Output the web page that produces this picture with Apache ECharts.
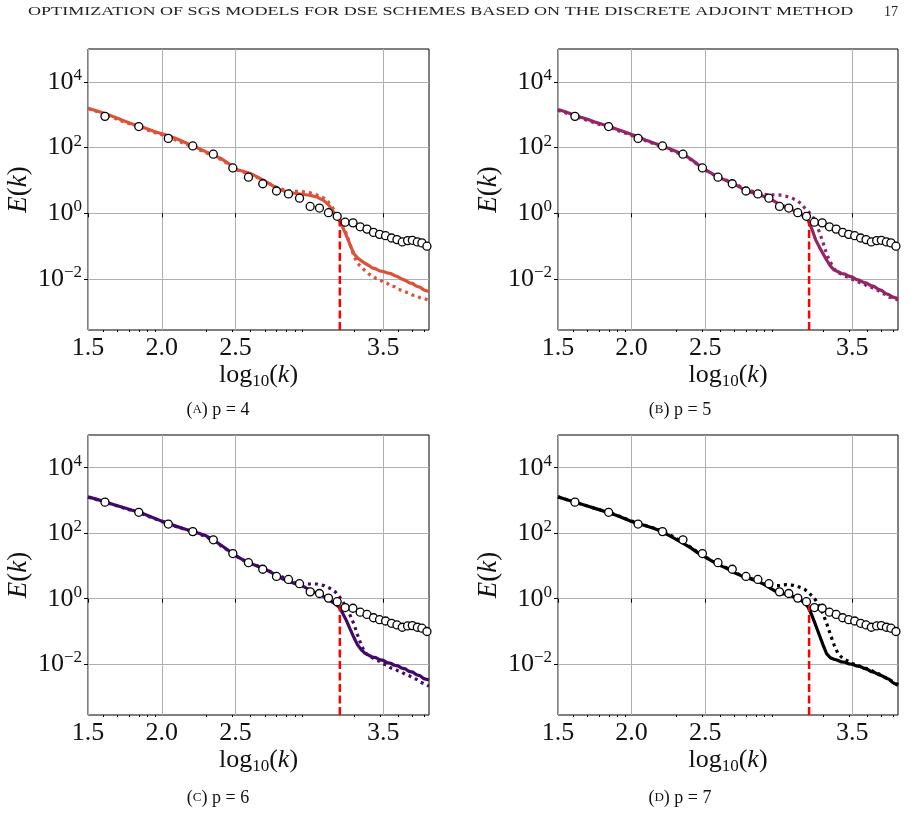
<!DOCTYPE html>
<html>
<head>
<meta charset="utf-8">
<script src="https://cdn.jsdelivr.net/npm/echarts@6/dist/echarts.min.js"></script>
<style>
html, body { margin: 0; padding: 0; background: #fff; }
#chart { width: 910px; height: 817px; }
</style>
</head>
<body>
<div id="chart"></div>
<script>
// all y values are log10(E(k)), x values are log10(k)
const kx = [1.50, 1.55, 1.60, 1.65, 1.70, 1.75, 1.80, 1.85, 1.90, 1.95,
  2.00, 2.05, 2.10, 2.15, 2.20, 2.25, 2.30, 2.35, 2.40, 2.45,
  2.50, 2.55, 2.60, 2.65, 2.70, 2.75, 2.80, 2.85, 2.90, 2.95,
  3.00, 3.05, 3.10,
  3.125, 3.15, 3.175, 3.20, 3.225, 3.25, 3.275, 3.30, 3.325, 3.35,
  3.375, 3.40, 3.425, 3.45, 3.475, 3.50, 3.525, 3.55, 3.575, 3.60,
  3.625, 3.65, 3.675, 3.70, 3.725, 3.75, 3.775, 3.81];

// DNS reference (open circles)
const dnsX = [1.615, 1.844, 2.044, 2.210, 2.349, 2.481, 2.587, 2.684, 2.777, 2.858,
  2.933, 3.005, 3.068, 3.129, 3.188, 3.242, 3.295, 3.344, 3.390, 3.434,
  3.475, 3.516, 3.556, 3.593, 3.629, 3.665, 3.697, 3.731, 3.762, 3.796];
const dnsE = [2.95, 2.64, 2.28, 2.05, 1.80, 1.38, 1.10, 0.90, 0.68, 0.59,
  0.46, 0.21, 0.16, 0.02, -0.09, -0.27, -0.29, -0.41, -0.48, -0.58,
  -0.64, -0.68, -0.75, -0.80, -0.87, -0.83, -0.82, -0.87, -0.90, -1.00];

// p = 4
const p4Solid = [3.20, 3.13, 3.06, 2.98, 2.89, 2.80, 2.72, 2.65, 2.57, 2.49,
  2.42, 2.35, 2.27, 2.17, 2.07, 1.97, 1.87, 1.77, 1.67, 1.52,
  1.34, 1.28, 1.21, 1.10, 0.98, 0.84, 0.72, 0.65, 0.61, 0.58,
  0.55, 0.50, 0.38,
  0.28, 0.13, -0.03, -0.20, -0.42, -0.67, -0.95, -1.22, -1.35, -1.44,
  -1.52, -1.58, -1.66, -1.69, -1.75, -1.77, -1.81, -1.83, -1.89, -1.93,
  -2.00, -2.04, -2.11, -2.14, -2.22, -2.25, -2.33, -2.38];
const p4Dotted = [3.19, 3.11, 3.03, 2.95, 2.86, 2.77, 2.70, 2.62, 2.54, 2.46,
  2.39, 2.31, 2.22, 2.13, 2.04, 1.94, 1.84, 1.74, 1.64, 1.50,
  1.33, 1.26, 1.18, 1.08, 0.97, 0.85, 0.75, 0.69, 0.67, 0.66,
  0.63, 0.56, 0.46,
  0.36, 0.22, 0.05, -0.12, -0.35, -0.62, -0.95, -1.28, -1.52, -1.63,
  -1.74, -1.84, -1.90, -1.98, -2.01, -2.09, -2.12, -2.21, -2.23, -2.31,
  -2.34, -2.39, -2.43, -2.49, -2.51, -2.57, -2.59, -2.65];

// p = 5
const p5Solid = [3.16, 3.09, 3.01, 2.93, 2.86, 2.78, 2.71, 2.64, 2.56, 2.48,
  2.40, 2.32, 2.22, 2.14, 2.06, 1.98, 1.89, 1.80, 1.66, 1.49,
  1.33, 1.20, 1.08, 0.98, 0.88, 0.76, 0.66, 0.59, 0.51, 0.42,
  0.29, 0.19, 0.09,
  0.03, -0.03, -0.09, -0.22, -0.48, -0.80, -1.02, -1.22, -1.42, -1.60,
  -1.72, -1.77, -1.83, -1.85, -1.91, -1.94, -2.01, -2.04, -2.10, -2.13,
  -2.20, -2.23, -2.31, -2.35, -2.44, -2.48, -2.55, -2.59];
const p5Dotted = [3.14, 3.06, 2.98, 2.90, 2.83, 2.75, 2.68, 2.61, 2.53, 2.45,
  2.37, 2.29, 2.20, 2.12, 2.03, 1.95, 1.86, 1.77, 1.64, 1.48,
  1.32, 1.19, 1.09, 1.00, 0.90, 0.79, 0.70, 0.63, 0.58, 0.56,
  0.56, 0.52, 0.44,
  0.38, 0.30, 0.17, 0.06, -0.06, -0.25, -0.56, -0.88, -1.24, -1.48,
  -1.68, -1.80, -1.85, -1.91, -1.95, -2.01, -2.04, -2.11, -2.14, -2.21,
  -2.24, -2.31, -2.35, -2.43, -2.47, -2.55, -2.57, -2.64];

// p = 6
const p6Solid = [3.11, 3.05, 2.98, 2.91, 2.84, 2.77, 2.70, 2.64, 2.55, 2.46,
  2.37, 2.29, 2.21, 2.14, 2.07, 2.00, 1.92, 1.79, 1.64, 1.48,
  1.32, 1.19, 1.08, 0.99, 0.90, 0.78, 0.65, 0.54, 0.47, 0.40,
  0.27, 0.17, 0.06,
  -0.02, -0.09, -0.16, -0.25, -0.44, -0.66, -0.92, -1.17, -1.40, -1.55,
  -1.66, -1.72, -1.78, -1.80, -1.86, -1.88, -1.95, -1.97, -2.03, -2.05,
  -2.12, -2.14, -2.22, -2.24, -2.32, -2.35, -2.44, -2.48];
const p6Dotted = [3.10, 3.04, 2.97, 2.90, 2.83, 2.76, 2.69, 2.62, 2.53, 2.45,
  2.36, 2.28, 2.20, 2.13, 2.06, 1.98, 1.90, 1.77, 1.62, 1.47,
  1.31, 1.18, 1.08, 1.00, 0.91, 0.80, 0.70, 0.60, 0.50, 0.46,
  0.45, 0.45, 0.40,
  0.35, 0.29, 0.21, 0.08, -0.08, -0.26, -0.50, -0.76, -1.09, -1.40,
  -1.63, -1.74, -1.80, -1.87, -1.91, -1.99, -2.03, -2.11, -2.14, -2.20,
  -2.24, -2.31, -2.35, -2.42, -2.46, -2.54, -2.59, -2.67];

// p = 7
const p7Solid = [3.11, 3.04, 2.97, 2.90, 2.83, 2.76, 2.69, 2.62, 2.54, 2.45,
  2.36, 2.29, 2.22, 2.15, 2.06, 1.94, 1.82, 1.69, 1.56, 1.40,
  1.27, 1.14, 1.02, 0.92, 0.79, 0.69, 0.62, 0.54, 0.44, 0.30,
  0.17, 0.14, 0.06,
  0.00, -0.05, -0.12, -0.26, -0.51, -0.80, -1.10, -1.40, -1.68, -1.80,
  -1.85, -1.88, -1.93, -1.94, -1.99, -2.00, -2.05, -2.06, -2.12, -2.15,
  -2.22, -2.25, -2.31, -2.35, -2.42, -2.46, -2.56, -2.64];
const p7Dotted = [3.11, 3.04, 2.97, 2.90, 2.83, 2.76, 2.70, 2.63, 2.55, 2.46,
  2.37, 2.30, 2.23, 2.16, 2.08, 1.98, 1.85, 1.72, 1.58, 1.42,
  1.28, 1.15, 1.04, 0.93, 0.81, 0.71, 0.64, 0.56, 0.45, 0.40,
  0.40, 0.43, 0.41,
  0.38, 0.34, 0.29, 0.20, 0.09, -0.04, -0.22, -0.45, -0.75, -1.08,
  -1.40, -1.65, -1.78, -1.86, -1.91, -1.98, -2.01, -2.07, -2.09, -2.14,
  -2.18, -2.24, -2.28, -2.35, -2.40, -2.48, -2.53, -2.62];

// cutoff wavenumber marker
const cutoffX = 3.206;
const cutoffTop = [-0.22, -0.22, -0.20, -0.20];

const solids = [p4Solid, p5Solid, p6Solid, p7Solid];
const dotteds = [p4Dotted, p5Dotted, p6Dotted, p7Dotted];
const panelTags = ['A', 'B', 'C', 'D'];
const panelP = ['4', '5', '6', '7'];
const panelColors = ['#dd513a', '#932667', '#420a68', '#000004'];

const xMajorTicks = [1.5, 2.0, 2.5, 3.5];
const xMinorTicks = [1.602, 1.699, 1.778, 1.845, 1.903, 1.954,
  2.301, 2.477, 2.602, 2.699, 2.778, 2.845, 2.903, 2.954,
  3.301, 3.477, 3.602, 3.699, 3.778];
const yMajorTicks = [-2, 0, 2, 4];

const FONT = 'Liberation Serif';
const grids = [
  { left: 88, top: 49, width: 341, height: 281 },
  { left: 558, top: 49, width: 340, height: 281 },
  { left: 88, top: 435, width: 341, height: 280 },
  { left: 558, top: 435, width: 340, height: 280 }
];
const captionPos = [[218, 410], [680, 410], [218, 798], [680, 798]];

const chart = echarts.init(document.getElementById('chart'));

const zip = (xs, ys) => xs.map((x, i) => [x, ys[i]]);

const option = {
  animation: false,
  backgroundColor: '#fff',
  grid: grids.map(g => Object.assign({ show: true, borderColor: '#000', borderWidth: 1, backgroundColor: 'transparent' }, g)),
  xAxis: [],
  yAxis: [],
  series: [],
  graphic: []
};

grids.forEach((g, i) => {
  option.xAxis.push({
    type: 'value', gridIndex: i, position: 'bottom', min: 1.5, max: 3.81,
    axisLine: { show: false },
    axisTick: { show: true, customValues: xMajorTicks, length: 4, lineStyle: { color: '#000' } },
    axisLabel: {
      customValues: xMajorTicks, formatter: v => v.toFixed(1),
      fontFamily: FONT, fontSize: 26, color: '#111', margin: 5
    },
    splitLine: { show: true, lineStyle: { color: '#b0b0b0', width: 1 } },
    name: '{t|log}{s|10}{t|(}{i|k}{t|)}',
    nameLocation: 'middle', nameGap: 30,
    nameTextStyle: {
      rich: {
        t: { fontFamily: FONT, fontSize: 26, color: '#111', lineHeight: 30 },
        i: { fontFamily: FONT, fontSize: 26, fontStyle: 'italic', color: '#111', lineHeight: 30 },
        s: { fontFamily: FONT, fontSize: 17, color: '#111', lineHeight: 16, verticalAlign: 'bottom' }
      }
    }
  });
  // log-spaced minor ticks on the bottom edge
  option.xAxis.push({
    type: 'value', gridIndex: i, position: 'bottom', min: 1.5, max: 3.81,
    axisLine: { show: false },
    axisTick: { show: true, customValues: xMinorTicks, length: 2, lineStyle: { color: '#000' } },
    axisLabel: { show: false },
    splitLine: { show: false }
  });
  option.yAxis.push({
    type: 'value', gridIndex: i, min: -3.55, max: 5,
    axisLine: { show: false },
    axisTick: { show: true, customValues: yMajorTicks, length: 4, lineStyle: { color: '#000' } },
    axisLabel: {
      customValues: yMajorTicks,
      formatter: v => '{b|10}{e|' + (v < 0 ? '\u2212' + (-v) : v) + '}',
      margin: 6,
      rich: {
        b: { fontFamily: FONT, fontSize: 26, color: '#111', lineHeight: 30 },
        e: { fontFamily: FONT, fontSize: 17, color: '#111', lineHeight: 22, verticalAlign: 'top' }
      }
    },
    splitLine: { show: true, lineStyle: { color: '#b0b0b0', width: 1 } },
    name: '{i|E}{t|(}{i|k}{t|)}',
    nameLocation: 'middle', nameGap: 56,
    nameTextStyle: {
      rich: {
        t: { fontFamily: FONT, fontSize: 27, color: '#111' },
        i: { fontFamily: FONT, fontSize: 27, fontStyle: 'italic', color: '#111' }
      }
    }
  });

  const col = panelColors[i];
  option.series.push({
    type: 'line', xAxisIndex: 2 * i, yAxisIndex: i, data: zip(kx, solids[i]),
    showSymbol: false, silent: true, z: 3,
    lineStyle: { color: col, width: 3.2 }
  });
  option.series.push({
    type: 'line', xAxisIndex: 2 * i, yAxisIndex: i, data: zip(kx, dotteds[i]),
    showSymbol: false, silent: true, z: 2,
    lineStyle: { color: col, width: 3.2, type: [3, 4], cap: 'butt' }
  });
  option.series.push({
    type: 'line', xAxisIndex: 2 * i, yAxisIndex: i,
    data: [[cutoffX, -3.55], [cutoffX, cutoffTop[i]]],
    showSymbol: false, silent: true, z: 4,
    lineStyle: { color: '#ff0000', width: 2.5, type: [8, 3.5] }
  });
  option.series.push({
    type: 'scatter', xAxisIndex: 2 * i, yAxisIndex: i, data: zip(dnsX, dnsE),
    symbol: 'circle', symbolSize: 8, silent: true, z: 5,
    itemStyle: { color: '#fff', borderColor: '#000', borderWidth: 1.3, opacity: 1 }
  });

  option.graphic.push({
    type: 'text', x: captionPos[i][0], y: captionPos[i][1],
    style: {
      text: '(' + '{sc|' + panelTags[i] + '}' + ') p = ' + panelP[i],
      fontFamily: FONT, fontSize: 18, fill: '#111',
      textAlign: 'center', textVerticalAlign: 'middle',
      rich: { sc: { fontFamily: FONT, fontSize: 13, fill: '#111' } }
    }
  });
});

option.graphic.push({
  type: 'text', x: 28, y: 12, scaleX: 1.39,
  style: {
    text: 'OPTIMIZATION OF SGS MODELS FOR DSE SCHEMES BASED ON THE DISCRETE ADJOINT METHOD',
    fontFamily: FONT, fontSize: 13, fill: '#222', textVerticalAlign: 'middle'
  }
});
option.graphic.push({
  type: 'text', x: 898, y: 12,
  style: { text: '17', fontFamily: FONT, fontSize: 14, fill: '#222', textAlign: 'right', textVerticalAlign: 'middle' }
});

chart.setOption(option);
window.addEventListener('resize', function () {
  chart.resize();
});
</script>
</body>
</html>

* **TASK REQUIREMENTS**
Give again, exactly, the lines from the start of the data through the one holding "3.625, 3.65, 3.675, 3.70, 3.725, 3.75, 3.775, 3.81];"; omit the pictures.

* **RIGHT ANSWER**
Output the web page that produces this picture with Apache ECharts.
<!DOCTYPE html>
<html>
<head>
<meta charset="utf-8">
<script src="https://cdn.jsdelivr.net/npm/echarts@6/dist/echarts.min.js"></script>
<style>
html, body { margin: 0; padding: 0; background: #fff; }
#chart { width: 910px; height: 817px; }
</style>
</head>
<body>
<div id="chart"></div>
<script>
// all y values are log10(E(k)), x values are log10(k)
const kx = [1.50, 1.55, 1.60, 1.65, 1.70, 1.75, 1.80, 1.85, 1.90, 1.95,
  2.00, 2.05, 2.10, 2.15, 2.20, 2.25, 2.30, 2.35, 2.40, 2.45,
  2.50, 2.55, 2.60, 2.65, 2.70, 2.75, 2.80, 2.85, 2.90, 2.95,
  3.00, 3.05, 3.10,
  3.125, 3.15, 3.175, 3.20, 3.225, 3.25, 3.275, 3.30, 3.325, 3.35,
  3.375, 3.40, 3.425, 3.45, 3.475, 3.50, 3.525, 3.55, 3.575, 3.60,
  3.625, 3.65, 3.675, 3.70, 3.725, 3.75, 3.775, 3.81];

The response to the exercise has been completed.